Der Pfarrerinnen- und Pfarrertag solle deshalb Analyse der Situation und zugleich Ermutigung sein, nicht aufzugeben im täglichen Bemühen um Verständnis, Einsicht, kluge Entscheidung, tatkräftige Hilfe und Zeichen christlicher Zuversicht und Nächstenliebe. 
„Wenn das Ende der Sicherheit gekommen ist, nützen keine Beschwichtigungen. Stattdessen bedarf es eines nüchternen Blicks und einer erhellenden Analyse“, so Kahnt.

Das Programm

Der 76. Deutsche Pfarrerinnen- und Pfarrertag findet vom 28.-30. September 2020 in Leipzig statt. Er beginnt mit einem Gottesdienst am Nachmittag und einem festlichen Abend und wird mit dem Hauptvortrag zum Tagungsthema am Folgetag fortgesetzt.
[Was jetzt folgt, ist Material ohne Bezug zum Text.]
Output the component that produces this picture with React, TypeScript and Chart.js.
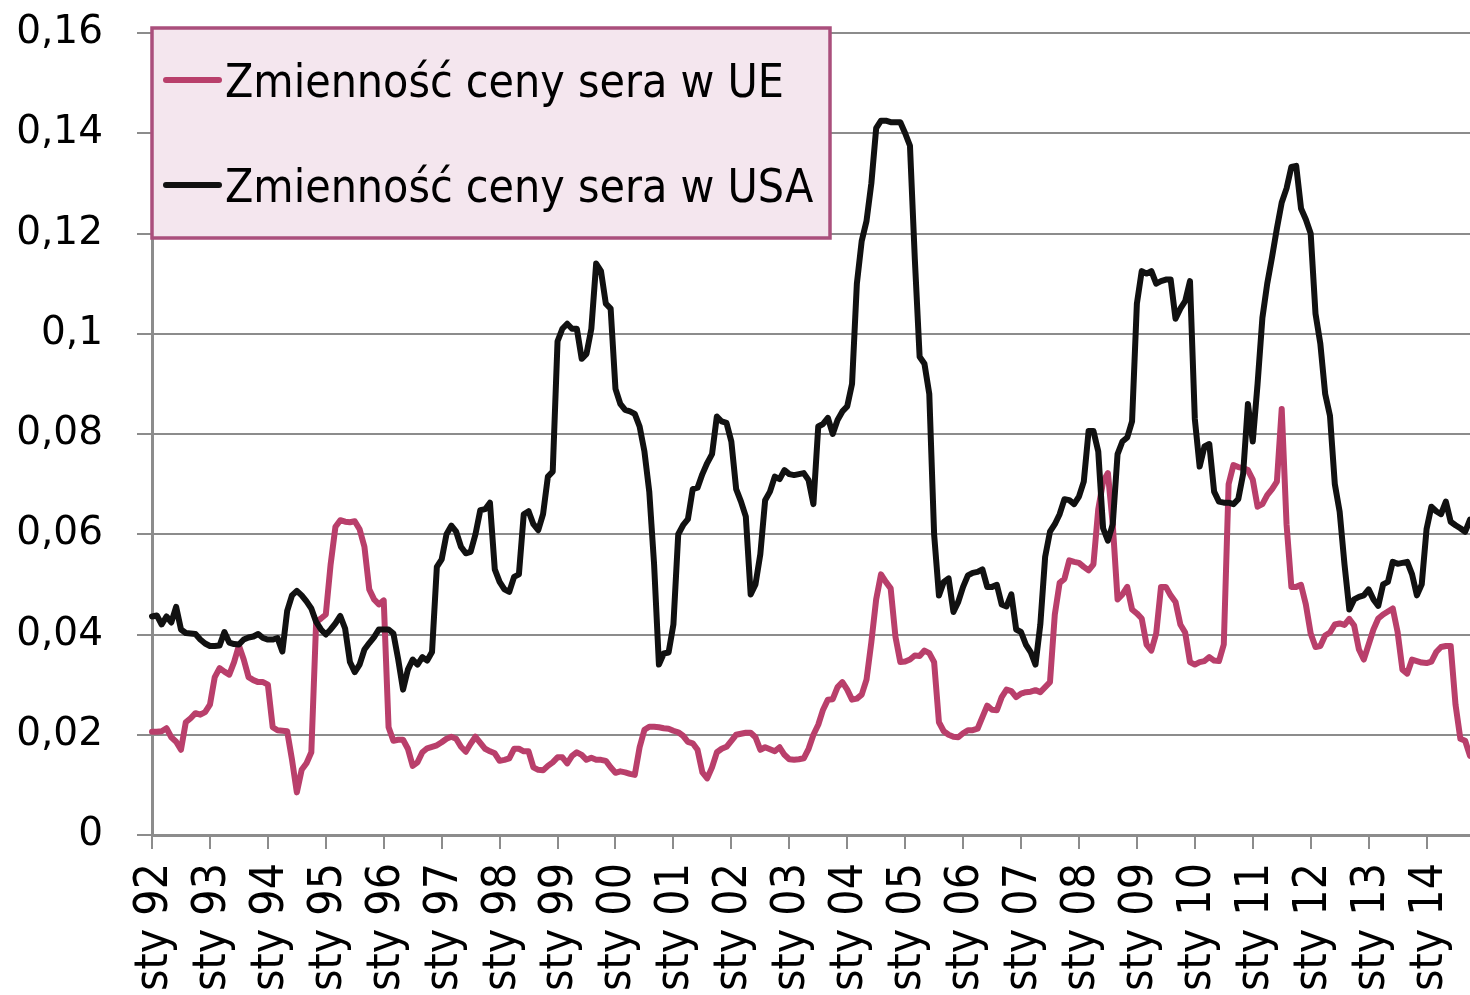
import React, { useEffect, useRef } from 'react';
import { Chart, registerables } from 'chart.js';

Chart.register(...registerables);

const MONTHS = ['sty', 'lut', 'mar', 'kwi', 'maj', 'cze', 'lip', 'sie', 'wrz', 'paź', 'lis', 'gru'];
const YEARS = ['92', '93', '94', '95', '96', '97', '98', '99', '00', '01', '02', '03', '04', '05', '06', '07', '08', '09', '10', '11', '12', '13', '14'];

const SERIES_LABELS = ['Zmienność ceny sera w UE', 'Zmienność ceny sera w USA'];
const SERIES_COLORS = ['#B93F6B', '#111111'];

const UE = [
  0.0206, 0.0206, 0.0207, 0.0213, 0.0195, 0.0186, 0.0170, 0.0225, 0.0233, 0.0243, 0.0240, 0.0245,
  0.0260, 0.0315, 0.0333, 0.0326, 0.0320, 0.0345, 0.0378, 0.0350, 0.0315, 0.0309, 0.0305, 0.0305,
  0.0300, 0.0215, 0.0209, 0.0208, 0.0207, 0.0150, 0.0085, 0.0130, 0.0143, 0.0165, 0.0425, 0.0432,
  0.0440, 0.0540, 0.0615, 0.0628, 0.0625, 0.0624, 0.0626, 0.0610, 0.0575, 0.0490, 0.0470, 0.0460,
  0.0468, 0.0215, 0.0188, 0.0190, 0.0190, 0.0172, 0.0138, 0.0145, 0.0165, 0.0173, 0.0176, 0.0179,
  0.0185, 0.0192, 0.0196, 0.0192, 0.0176, 0.0166, 0.0182, 0.0196, 0.0184, 0.0172, 0.0167, 0.0163,
  0.0148, 0.0150, 0.0153, 0.0172, 0.0172, 0.0167, 0.0167, 0.0135, 0.0130, 0.0129, 0.0138, 0.0145,
  0.0155, 0.0155, 0.0143, 0.0158, 0.0165, 0.0160, 0.0150, 0.0154, 0.0150, 0.0150, 0.0148, 0.0135,
  0.0124, 0.0127, 0.0125, 0.0122, 0.0120, 0.0175, 0.0210, 0.0216, 0.0216, 0.0215, 0.0213, 0.0212,
  0.0208, 0.0205, 0.0198, 0.0186, 0.0183, 0.0170, 0.0125, 0.0113, 0.0135, 0.0165, 0.0172, 0.0176,
  0.0188, 0.0200, 0.0202, 0.0204, 0.0204, 0.0195, 0.0170, 0.0175, 0.0171, 0.0167, 0.0175, 0.0160,
  0.0151, 0.0150, 0.0151, 0.0153, 0.0172, 0.0200, 0.0220, 0.0250, 0.0270, 0.0271, 0.0295, 0.0305,
  0.0290, 0.0270, 0.0272, 0.0280, 0.0310, 0.0385, 0.0470, 0.0520, 0.0505, 0.0492, 0.0395, 0.0345,
  0.0346, 0.0350, 0.0358, 0.0357, 0.0368, 0.0363, 0.0345, 0.0225, 0.0207, 0.0200, 0.0196, 0.0195,
  0.0203, 0.0209, 0.0209, 0.0212, 0.0235, 0.0258, 0.0250, 0.0249, 0.0275, 0.0290, 0.0287, 0.0275,
  0.0282, 0.0285, 0.0286, 0.0289, 0.0285, 0.0295, 0.0305, 0.0440, 0.0503, 0.0511, 0.0548, 0.0545,
  0.0543, 0.0535, 0.0528, 0.0540, 0.0650, 0.0705, 0.0722, 0.0620, 0.0470, 0.0480, 0.0495, 0.0450,
  0.0442, 0.0432, 0.0380, 0.0368, 0.0402, 0.0495, 0.0495, 0.0478, 0.0465, 0.0420, 0.0404, 0.0345,
  0.0340, 0.0345, 0.0347, 0.0355, 0.0348, 0.0347, 0.0380, 0.0700, 0.0738, 0.0734, 0.0732, 0.0728,
  0.0709, 0.0655, 0.0660, 0.0678, 0.0690, 0.0705, 0.0850, 0.0620, 0.0495, 0.0495, 0.0499, 0.0460,
  0.0402, 0.0375, 0.0377, 0.0398, 0.0404, 0.0420, 0.0422, 0.0419, 0.0431, 0.0418, 0.0370, 0.0350,
  0.0380, 0.0410, 0.0432, 0.0440, 0.0446, 0.0452, 0.0405, 0.0330, 0.0322, 0.0350, 0.0347, 0.0344,
  0.0343, 0.0346, 0.0365, 0.0375, 0.0377, 0.0377, 0.0260, 0.0192, 0.0188, 0.0158,
];

const USA = [
  0.0436, 0.0438, 0.0420, 0.0436, 0.0424, 0.0455, 0.0410, 0.0403, 0.0402, 0.0401, 0.0390, 0.0382,
  0.0377, 0.0377, 0.0378, 0.0405, 0.0384, 0.0381, 0.0380, 0.0390, 0.0394, 0.0396, 0.0401, 0.0393,
  0.0390, 0.0390, 0.0393, 0.0366, 0.0447, 0.0478, 0.0487, 0.0478, 0.0466, 0.0452, 0.0425, 0.0410,
  0.0400, 0.0410, 0.0422, 0.0437, 0.0412, 0.0345, 0.0325, 0.0340, 0.0370, 0.0383, 0.0395, 0.0410,
  0.0410, 0.0410, 0.0402, 0.0350, 0.0290, 0.0330, 0.0350, 0.0340, 0.0355, 0.0348, 0.0365, 0.0535,
  0.0550, 0.0600, 0.0617, 0.0605, 0.0575, 0.0562, 0.0565, 0.0600, 0.0648, 0.0650, 0.0663, 0.0530,
  0.0505, 0.0490, 0.0485, 0.0515, 0.0520, 0.0640, 0.0646, 0.0620, 0.0608, 0.0640, 0.0715, 0.0725,
  0.0985, 0.1010, 0.1020, 0.1010, 0.1010, 0.0950, 0.0960, 0.1010, 0.1140, 0.1125, 0.1060, 0.1050,
  0.0890, 0.0860, 0.0848, 0.0845, 0.0840, 0.0815, 0.0765, 0.0685, 0.0540, 0.0340, 0.0362, 0.0364,
  0.0420, 0.0600, 0.0618, 0.0630, 0.0690, 0.0693, 0.0720, 0.0742, 0.0760, 0.0835, 0.0825, 0.0822,
  0.0785, 0.0690, 0.0665, 0.0635, 0.0480, 0.0500, 0.0560, 0.0668, 0.0685, 0.0715, 0.0710, 0.0728,
  0.0720, 0.0718, 0.0720, 0.0722, 0.0708, 0.0660, 0.0815, 0.0820, 0.0832, 0.0800, 0.0828, 0.0845,
  0.0855, 0.0900, 0.1100, 0.1185, 0.1225, 0.1300, 0.1410, 0.1425, 0.1425, 0.1422, 0.1422, 0.1422,
  0.1400, 0.1375, 0.1150, 0.0954, 0.0940, 0.0880, 0.0600, 0.0478, 0.0505, 0.0512, 0.0445, 0.0465,
  0.0495, 0.0518, 0.0523, 0.0525, 0.0530, 0.0495, 0.0495, 0.0499, 0.0460, 0.0456, 0.0480, 0.0410,
  0.0405, 0.0380, 0.0365, 0.0340, 0.0420, 0.0555, 0.0605, 0.0620, 0.0640, 0.0670, 0.0668, 0.0660,
  0.0675, 0.0705, 0.0806, 0.0806, 0.0765, 0.0612, 0.0587, 0.0620, 0.0760, 0.0785, 0.0793, 0.0825,
  0.1060, 0.1125, 0.1120, 0.1125, 0.1100, 0.1105, 0.1108, 0.1108, 0.1030, 0.1050, 0.1065, 0.1105,
  0.0830, 0.0735, 0.0775, 0.0780, 0.0685, 0.0665, 0.0663, 0.0663, 0.0660, 0.0670, 0.0720, 0.0860,
  0.0785, 0.0900, 0.1032, 0.1100, 0.1153, 0.1210, 0.1262, 0.1290, 0.1333, 0.1335, 0.1250, 0.1228,
  0.1200, 0.1040, 0.0980, 0.0880, 0.0836, 0.0700, 0.0645, 0.0540, 0.0450, 0.0470, 0.0475, 0.0478,
  0.0490, 0.0470, 0.0457, 0.0500, 0.0505, 0.0545, 0.0541, 0.0543, 0.0545, 0.0520, 0.0478, 0.0500,
  0.0610, 0.0655, 0.0646, 0.0640, 0.0665, 0.0625, 0.0618, 0.0612, 0.0605, 0.0629,
];

const CATEGORIES = YEARS.flatMap((y) => MONTHS.map((m) => `${m} ${y}`)).slice(0, UE.length);

const Y_MIN = 0;
const Y_MAX = 0.16;
const Y_STEP = 0.02;

const GRID = '#8C8C8C';
const FONT_WIDE = '"DejaVu Sans", "Verdana", sans-serif';
const FONT_COND = '"DejaVu Sans Condensed", "DejaVu Sans", sans-serif';

const fmt = (v: number) => String(parseFloat(Number(v).toFixed(2))).replace('.', ',');

const boxLegend = {
  id: 'boxLegend',
  afterDraw(chart: any) {
    const { ctx, chartArea } = chart;
    const x = chartArea.left;
    const y = chartArea.top - 5;
    const w = 678;
    const h = 210;
    ctx.save();
    ctx.fillStyle = '#F4E6EE';
    ctx.fillRect(x, y, w, h);
    ctx.lineWidth = 3.5;
    ctx.strokeStyle = '#AA4F7C';
    ctx.strokeRect(x, y, w, h);
    ctx.font = `46px ${FONT_COND}`;
    ctx.textBaseline = 'alphabetic';
    ctx.textAlign = 'left';
    chart.data.datasets.forEach((ds: any, i: number) => {
      const cy = y + 52 + i * 105;
      ctx.strokeStyle = ds.borderColor;
      ctx.lineWidth = 6;
      ctx.lineCap = 'round';
      ctx.beginPath();
      ctx.moveTo(x + 14, cy);
      ctx.lineTo(x + 67, cy);
      ctx.stroke();
      ctx.fillStyle = '#000';
      ctx.fillText(ds.label, x + 73, cy + 17);
    });
    ctx.restore();
  },
};

export default function App() {
  const ref = useRef<HTMLCanvasElement>(null);

  useEffect(() => {
    document.body.style.margin = '0';
    const chart = new Chart(ref.current as HTMLCanvasElement, {
      type: 'line',
      data: {
        labels: CATEGORIES,
        datasets: [
          {
            label: SERIES_LABELS[0],
            data: UE,
            borderColor: SERIES_COLORS[0],
            backgroundColor: SERIES_COLORS[0],
            borderWidth: 6,
            pointRadius: 0,
            tension: 0,
            borderJoinStyle: 'round',
            borderCapStyle: 'round',
            order: 1,
          },
          {
            label: SERIES_LABELS[1],
            data: USA,
            borderColor: SERIES_COLORS[1],
            backgroundColor: SERIES_COLORS[1],
            borderWidth: 6,
            pointRadius: 0,
            tension: 0,
            borderJoinStyle: 'round',
            borderCapStyle: 'round',
            order: 0,
          },
        ],
      },
      options: {
        responsive: false,
        animation: false,
        devicePixelRatio: 1,
        layout: { padding: { top: 33, right: 0, bottom: 0, left: 0 } },
        plugins: {
          legend: { display: false },
          tooltip: { enabled: false },
          title: { display: false },
        },
        scales: {
          x: {
            type: 'category',
            offset: false,
            ticks: {
              autoSkip: false,
              minRotation: 90,
              maxRotation: 90,
              padding: 14,
              labelOffset: 3,
              color: '#000',
              font: { size: 46, family: FONT_COND },
            },
            grid: {
              drawOnChartArea: false,
              drawTicks: true,
              tickLength: 14,
              color: GRID,
              lineWidth: 2,
              offset: false,
            },
            border: { color: GRID, width: 3 },
            afterBuildTicks: (s: any) => {
              s.ticks = s.ticks.filter((t: any) => t.value % MONTHS.length === 0);
            },
            afterFit: (s: any) => {
              s.height = 160;
              s.paddingLeft = 0;
              s.paddingRight = 0;
            },
          },
          y: {
            min: Y_MIN,
            max: Y_MAX,
            ticks: {
              stepSize: Y_STEP,
              padding: 34,
              color: '#000',
              font: { size: 39, family: FONT_WIDE },
              callback: (v: any) => fmt(v),
            },
            grid: {
              color: GRID,
              lineWidth: 2,
              drawTicks: true,
              tickLength: 15,
            },
            border: { color: GRID, width: 3 },
            afterFit: (s: any) => {
              s.width = 152;
              s.paddingTop = 0;
              s.paddingBottom = 0;
            },
          },
        },
      } as any,
      plugins: [boxLegend],
    });
    return () => chart.destroy();
  }, []);

  return (
    <div style={{ width: 1470, height: 995, background: '#fff', overflow: 'hidden' }}>
      <canvas ref={ref} width={1470} height={995} style={{ display: 'block', width: 1470, height: 995 }} />
    </div>
  );
}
Am Nachmittag dieses zweiten Tages wird in einer Podiumsdiskussion mit Vertreterinnen und Vertretern verschiedener politischer, akademischer und kirchlicher Gruppen unter Einbeziehung des Plenums das Thema vertieft werden. Am Abend ist ein kulturelles Programm vorgesehen. Die Tagung endet mit Besichtigungen und Führungen in Leipzig am 30. September gegen Mittag.

Die Stadt

Leipzig als Stadt bietet aus historischer Sicht wie durch ihre aktuelle politische, akademische und wirtschaftliche Lage einen mehr als geeigneten Ort, das Thema Ende der Sicherheit zu bedenken.

Der Verband evangelischer Pfarrerinnen und Pfarrer in Deutschland und der Sächsische Pfarrverein freuen sich darauf, viele Interessierte in Leipzig willkommen heißen zu dürfen! Anmeldung zum Deutschen Pfarrerinnen- und Pfarrertag sind ab April auf dieser Internetseite und über das Formular im Deutschen Pfarrerblatt möglich.